Each fuel source has advantages and disadvantages in helping electric utilities balance electricity supply and demand while sticking to tight parameters for frequency and voltage. Coal and nuclear are less responsive to changes in demand, taking far longer to ramp production up and down. Wind and solar are easy to turn off but, due to the variability of the wind and sun, cannot be turned on at will. Natural gas tends to be the most flexible, and PJM’s most reliable portfolios include large contributions from gas. Electric batteries also would provide considerable flexibility, but PJM does not foresee them being deployed on a large scale within the time-frame of the study.

States the study:

  • Portfolios with the lowest unforced capacity shares of wind and solar tend to have the lowest composite reliability indices. (Note: “unforced capacity” refers to capacity in normal operating conditions as opposed to maximum “nameplate” capacity.)
  • Composite reliability indices generally improve as capacity shares of nuclear, coal and natural gas increase.
  • When coal and nuclear units are retired and replaced, portfolios with the highest composite reliability indices tend to be ones in which natural gas is the predominant replacement resource.
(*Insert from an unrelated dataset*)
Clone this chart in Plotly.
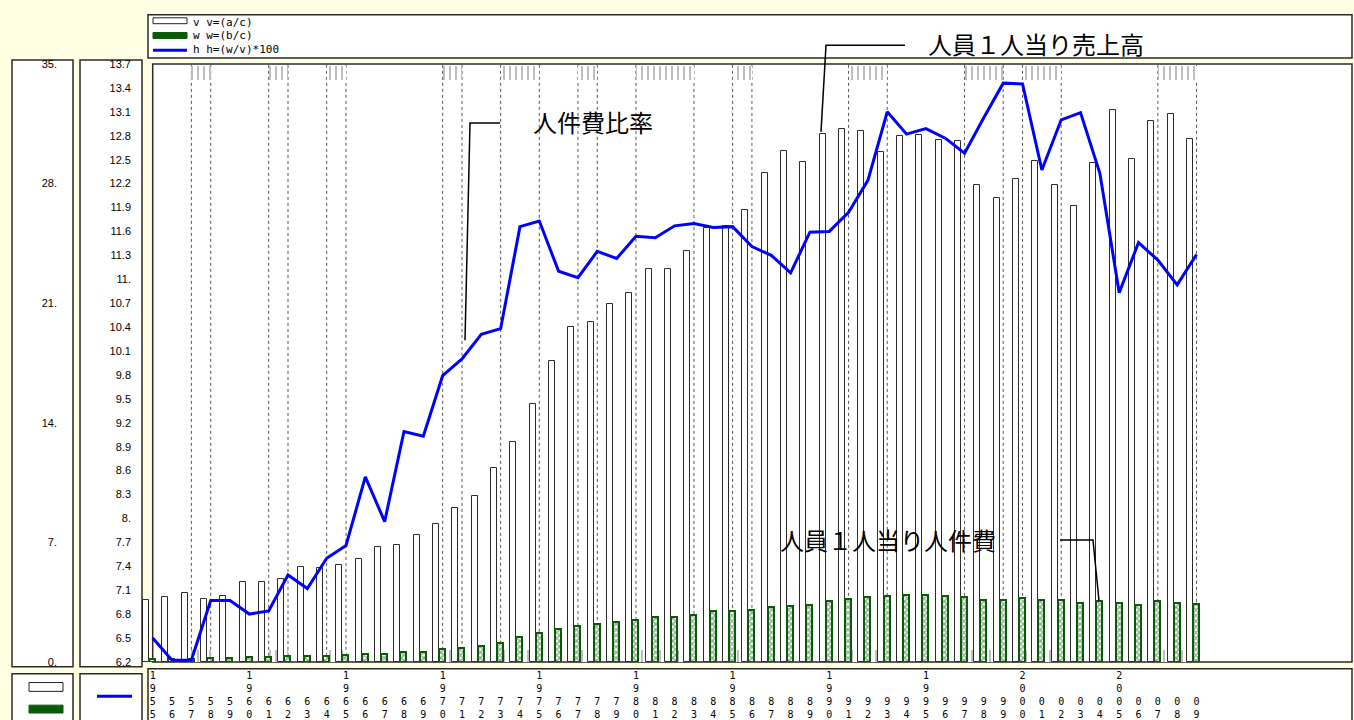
import plotly.graph_objects as go

# ---------------- data ----------------
years = list(range(1955, 2010))
v_sales = [3.61, 3.80, 4.05, 3.67, 3.86, 4.65, 4.70, 4.84, 5.57, 5.51,
           5.68, 6.03, 6.74, 6.85, 7.44, 8.10, 9.02, 9.71, 11.34, 12.86,
           15.07, 17.60, 19.63, 19.88, 20.97, 21.57, 23.01, 23.01, 24.05, 25.41,
           25.50, 26.46, 28.61, 29.90, 29.25, 30.88, 31.22, 31.07, 29.84, 30.76,
           30.82, 30.55, 30.50, 27.94, 27.17, 28.29, 29.32, 27.94, 26.66, 29.19,
           32.31, 29.44, 31.66, 32.05, 30.63]
w_labor = [0.19, 0.16, 0.16, 0.21, 0.21, 0.27, 0.31, 0.33, 0.33, 0.33,
           0.39, 0.44, 0.46, 0.60, 0.60, 0.73, 0.84, 0.90, 1.12, 1.46,
           1.71, 1.90, 2.11, 2.23, 2.36, 2.44, 2.63, 2.63, 2.76, 2.95,
           2.95, 3.03, 3.21, 3.28, 3.34, 3.55, 3.67, 3.80, 3.86, 3.91,
           3.91, 3.86, 3.80, 3.61, 3.61, 3.74, 3.61, 3.61, 3.47, 3.55,
           3.47, 3.32, 3.55, 3.47, 3.40]
h_ratio = [6.50, 6.22, 6.22, 6.97, 6.97, 6.80, 6.84, 7.29, 7.12, 7.50,
           7.66, 8.52, 7.96, 9.09, 9.03, 9.79, 10.00, 10.31, 10.38, 11.66,
           11.73, 11.10, 11.02, 11.35, 11.26, 11.54, 11.52, 11.67, 11.70, 11.65,
           11.66, 11.41, 11.30, 11.08, 11.59, 11.60, 11.84, 12.24, 13.10, 12.82,
           12.89, 12.77, 12.58, 13.03, 13.46, 13.45, 12.37, 13.00, 13.09, 12.33,
           10.83, 11.46, 11.24, 10.93, 11.31]
recession_starts = [1957, 1961, 1964, 1970, 1973, 1977, 1980, 1985, 1991, 1997, 2000, 2007]
recession_ends = [1958, 1962, 1965, 1971, 1975, 1978, 1983, 1986, 1993, 1999, 2002, 2009]
left_tickvals = [0, 7, 14, 21, 28, 35]
right_tickvals = [round(6.2 + 0.3 * i, 1) for i in range(26)]
legend_labels = ["v v=(a/c)", "w w=(b/c)", "h h=(w/v)*100"]
note_sales = "人員１人当り売上高"
note_ratio = "人件費比率"
note_labor = "人員１人当り人件費"

# ---------------- geometry helpers ----------------
W, H = 1354, 720
def px(x):
    return x / W
def py(y):
    return 1 - y / H

BG = "#FFFFE4"
BORDER = "#2a2a2a"
GREEN = "#0A5A0A"
X55 = 152.7          # pixel of 1955
STEP = 19.33         # pixels per year
PLOT_L, PLOT_R, PLOT_T, PLOT_B = 141, 1352, 59, 667
xr = [1955 + (PLOT_L - X55) / STEP, 1955 + (PLOT_R - X55) / STEP]
YMAX = 35.0

def fmt_left(t):
    return f"{t}."

def fmt_right(t):
    s = f"{t:g}"
    return s if "." in s else s + "."

def year_label(y):
    s = str(y)
    digits = list(s) if y % 5 == 0 else ["\u00a0", "\u00a0"] + list(s[2:])
    return "<br>".join(digits)

fig = go.Figure()

# recession hatch strips (top and bottom)
n_rec = len(recession_starts)
widths = [e - s for s, e in zip(recession_starts, recession_ends)]
top_base = YMAX * (PLOT_B - 75) / (PLOT_B - PLOT_T)
top_h = YMAX * (75 - 61) / (PLOT_B - PLOT_T)
bot_h = YMAX * (PLOT_B - 655) / (PLOT_B - PLOT_T)
fig.add_trace(go.Bar(
    x=recession_starts + recession_starts,
    y=[top_h] * n_rec + [bot_h] * n_rec,
    base=[top_base] * n_rec + [0] * n_rec,
    width=widths + widths, offset=0,
    marker=dict(color="white", line=dict(width=0),
                pattern=dict(shape="|", fgcolor="#6e6e6e", bgcolor="white",
                             size=6, solidity=0.3)),
    hoverinfo="skip", yaxis="y"))

# v bars
fig.add_trace(go.Bar(
    x=years, y=v_sales, offset=-0.5, width=0.31,
    marker=dict(color="white", line=dict(color=BORDER, width=1)),
    name="v", yaxis="y"))

# w bars
fig.add_trace(go.Bar(
    x=years, y=w_labor, offset=-0.19, width=0.31,
    marker=dict(color="white", line=dict(color=GREEN, width=2),
                pattern=dict(shape="x", fgcolor=GREEN, bgcolor="white",
                             size=4, solidity=0.6)),
    name="w", yaxis="y"))

# h line
fig.add_trace(go.Scatter(
    x=years, y=h_ratio, mode="lines",
    line=dict(color="#0000FF", width=3),
    name="h", yaxis="y2"))

shapes = []
def box(x0, y0, x1, y1, fill="white", lw=1.5, color=BORDER):
    shapes.append(dict(type="rect", xref="paper", yref="paper",
                       x0=px(x0), x1=px(x1), y0=py(y1), y1=py(y0),
                       fillcolor=fill, line=dict(color=color, width=lw),
                       layer="below"))

box(148, 9, 1352, 53)          # top legend box
box(12, 55, 73, 672)           # left axis box
box(80, 55, 142, 672)          # right axis box
box(X55, PLOT_T, PLOT_R, PLOT_B)  # main frame
box(12, 679, 73, 730)
box(80, 679, 142, 730)
box(148, 674, 1352, 730)

# recession dashed lines
for s, e in zip(recession_starts, recession_ends):
    for xv in (s, e):
        shapes.append(dict(type="line", xref="x", yref="y domain",
                           x0=xv, x1=xv, y0=0, y1=1,
                           line=dict(color="#555555", width=1, dash="dot"),
                           layer="below"))

# legend icons (top)
shapes.append(dict(type="rect", xref="paper", yref="paper",
                   x0=px(153), x1=px(187), y0=py(18), y1=py(12),
                   fillcolor="white", line=dict(color="#222", width=1)))
shapes.append(dict(type="rect", xref="paper", yref="paper",
                   x0=px(153), x1=px(187), y0=py(33), y1=py(27),
                   fillcolor=GREEN, line=dict(color=GREEN, width=1)))
shapes.append(dict(type="line", xref="paper", yref="paper",
                   x0=px(153), x1=px(187), y0=py(45), y1=py(45),
                   line=dict(color="#0000FF", width=3)))
# legend icons (bottom-left)
shapes.append(dict(type="rect", xref="paper", yref="paper",
                   x0=px(29), x1=px(63), y0=py(697), y1=py(688),
                   fillcolor="white", line=dict(color="#222", width=1)))
shapes.append(dict(type="rect", xref="paper", yref="paper",
                   x0=px(29), x1=px(63), y0=py(719), y1=py(711),
                   fillcolor=GREEN, line=dict(color=GREEN, width=1)))
shapes.append(dict(type="line", xref="paper", yref="paper",
                   x0=px(97), x1=px(132), y0=py(702), y1=py(702),
                   line=dict(color="#0000FF", width=3)))

# leader lines
def path(points):
    d = "M " + " L ".join(f"{px(a):.5f},{py(b):.5f}" for a, b in points)
    shapes.append(dict(type="path", xref="paper", yref="paper", path=d,
                       line=dict(color="black", width=1.5)))
path([(905, 40), (826, 40), (821, 128)])
path([(500, 119), (470, 119), (465, 340)])
path([(1060, 543), (1093, 543), (1099, 605)])

annotations = []
for i, lab in enumerate(legend_labels):
    annotations.append(dict(xref="paper", yref="paper", x=px(191), y=py(17 + 13.5 * i),
                            text=lab, showarrow=False, xanchor="left", yanchor="middle",
                            font=dict(family="DejaVu Sans Mono", size=11, color="black")))
jp = dict(family="Noto Sans CJK JP", size=24, color="black")
annotations.append(dict(xref="paper", yref="paper", x=px(926), y=py(38), text=note_sales,
                        showarrow=False, xanchor="left", yanchor="middle", font=jp))
annotations.append(dict(xref="paper", yref="paper", x=px(531), y=py(117), text=note_ratio,
                        showarrow=False, xanchor="left", yanchor="middle", font=jp))
annotations.append(dict(xref="paper", yref="paper", x=px(778), y=py(543), text=note_labor,
                        showarrow=False, xanchor="left", yanchor="middle", font=jp))

fig.update_layout(
    width=W, height=H, margin=dict(l=0, r=0, t=0, b=0),
    paper_bgcolor=BG, plot_bgcolor="rgba(0,0,0,0)",
    showlegend=False, barmode="overlay", bargap=0,
    xaxis=dict(domain=[px(PLOT_L), px(PLOT_R)], range=xr,
               tickmode="array", tickvals=years,
               ticktext=[year_label(y) for y in years],
               tickangle=0, ticks="", showgrid=False, zeroline=False,
               showline=False, anchor="y", ticklabelstandoff=6,
               tickfont=dict(family="DejaVu Sans Mono", size=10, color="black")),
    yaxis=dict(domain=[py(PLOT_B), py(PLOT_T)], range=[0, YMAX],
               tickmode="array", tickvals=left_tickvals,
               ticktext=[fmt_left(t) for t in left_tickvals],
               anchor="free", position=px(57), side="left",
               ticks="", showgrid=False, zeroline=False, showline=False,
               tickfont=dict(family="Liberation Sans", size=11, color="black")),
    yaxis2=dict(domain=[py(PLOT_B), py(PLOT_T)], range=[6.2, 13.7],
                overlaying="y", tickmode="array", tickvals=right_tickvals,
                ticktext=[fmt_right(t) for t in right_tickvals],
                anchor="free", position=px(131), side="left",
                ticks="", showgrid=False, zeroline=False, showline=False,
                tickfont=dict(family="Liberation Sans", size=11, color="black")),
    shapes=shapes, annotations=annotations,
)

fig.write_html("out.html", config={"displayModeBar": False},
               post_script="document.body.style.margin='0px';document.body.style.overflow='hidden';")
Bacon’s bottom line: PJM makes no judgment about the “best” fuel source mix, and it does not say that the most reliable fuel mixes are necessarily more desirable. If the goal is to increase renewables for reasons of reducing CO2 emissions, it is possible that some fuel mixes are reliable enough to accomplish both reliability and sustainability objectives.

Still, the PJM analysis suggests that high-renewable fuel mixes are “at risk for underperformance” and likely will need “additional technology requirements and/or new market rules” to ensure electric reliability.”